Cela implique de la part de l'école, d'une part une réelle neutralité vis-à-vis de toutes les croyances et un respect profond des individus, et d'autre part l'étude critique dans ses enseignements des différentes valeurs et croyances qui fondent les fois des groupes composants le laos. Ces enseignements ne doivent avoir aucune vocation au prosélytisme, mais à l'analyse critique et à la compréhension des valeurs autres que les siennes propres.

L’école doit former de futurs citoyens et ses enseignements doivent intégrer cette dimension essentielle de sa vocation.

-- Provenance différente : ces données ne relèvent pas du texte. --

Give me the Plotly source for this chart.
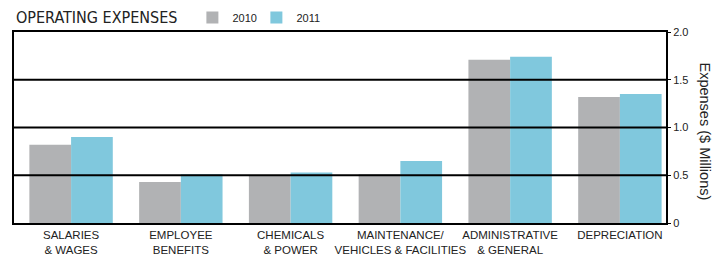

Les bases de la vie démocratique, comme les fondements de la laïcité doivent être transmises comme le cœur de la vie de la république.
4- cette formation de futurs citoyens présuppose que les élèves ont les qualités latentes pour devenir ce qu'ils ne sont pas. Les règles qui s'appliquent à l'intérieur de l'école sont donc logiquement différentes de celles qui régissent les rapports des citoyens majeurs. L'école doit veiller à ce que les débats de la cité n'entrave ni ne perturbe le travail au sens noble de transformation, de transmutation des enfants en adultes responsables.